Despite our sometimes profound differences I have always known that my Momma loves me, and I can unequivocally echo that I love her. I always say that she survived the teenage years with me. And for that and so much more I am grateful.
My Momma is a perfectionist who loves symmetry and uniformity. Her house is immaculate and everything has its place.
I, on the other hand, would rather do just about anything than clean and my house and my desk and my closet (Oh Lord, my closet) certainly bear witness to this fact.
My Momma likes order and predictability and finds joy in planning ahead -- traits that served her well in her life-long career as a teacher, librarian, and media specialist.
I am the counselor who will drop everything or anything the moment a student with a need hits my door. My sense of order is minimal at best. I actually work best under deadlines and pressure, find a certain symmetry in chaos (a good thing since I raised 4 children and had three of them under four years of age), and love to do things that are last minute or spur of the moment.
My Momma is a peacemaker who abhors conflict and unpleasantness, and she will go to great lengths to avoid any hint of this, especially among family members.

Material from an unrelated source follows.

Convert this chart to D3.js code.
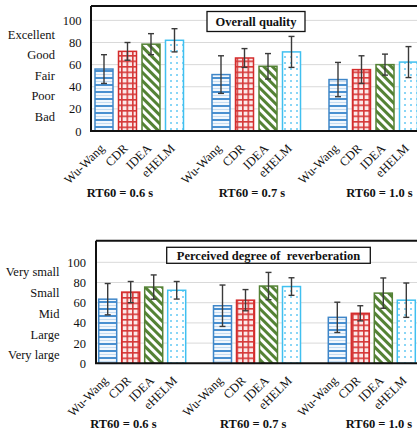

As you might surmise, I love ideas of all shapes and sizes and actually relish a good debate, love to stimulate a hearty discussion, and enjoy nothing better than engaging in a good argument.
We are both utterly convinced that we are right ALL OF THE TIME!
Unfortunately, when I was a teenager, our lack of understanding about the nature of one other's gifts led to quite a few disagreements, and in my case, resulted in acts of outright disobedience coupled with a disrespectful know-it-all attitude. But time has a marvelous way of bringing things full circle. When I raised my own teenagers, on more than one occasion I found myself wishing that I could go back and have a "do-over" with my own mom because I suddenly found myself taking a position or saying something that eerily sounded just like my Momma would have said to me--something I would have taken an oath would NEVER EVER happen.
As a teen and young woman I struggled against my mother's nature for it only seemed to exacerbate my own sense of inadequacy and intensify my weaknesses. Now as a middle-aged-woman, with grown children and a grandchild, I marvel at the perspective and wisdom that more than a few years under my belt have brought. I am profoundly grateful that I have come to see and appreciate the intrinsic beauty of my relationship with my Momma and to understand that the depth of our differences has been deeply enriching for us both. It is a humbling place to be. It is also interesting because I am not unaware that my own children frequently misunderstand me; find me frustrating, manipulative, and controlling at times and there are many little things and certainly some big things that I do that drive them crazy, yet on the whole I am thankful that they have been generous with their forgiveness and unfailing with their love. I have learned a lot from them -- and the least of which is how to love my own Momma better.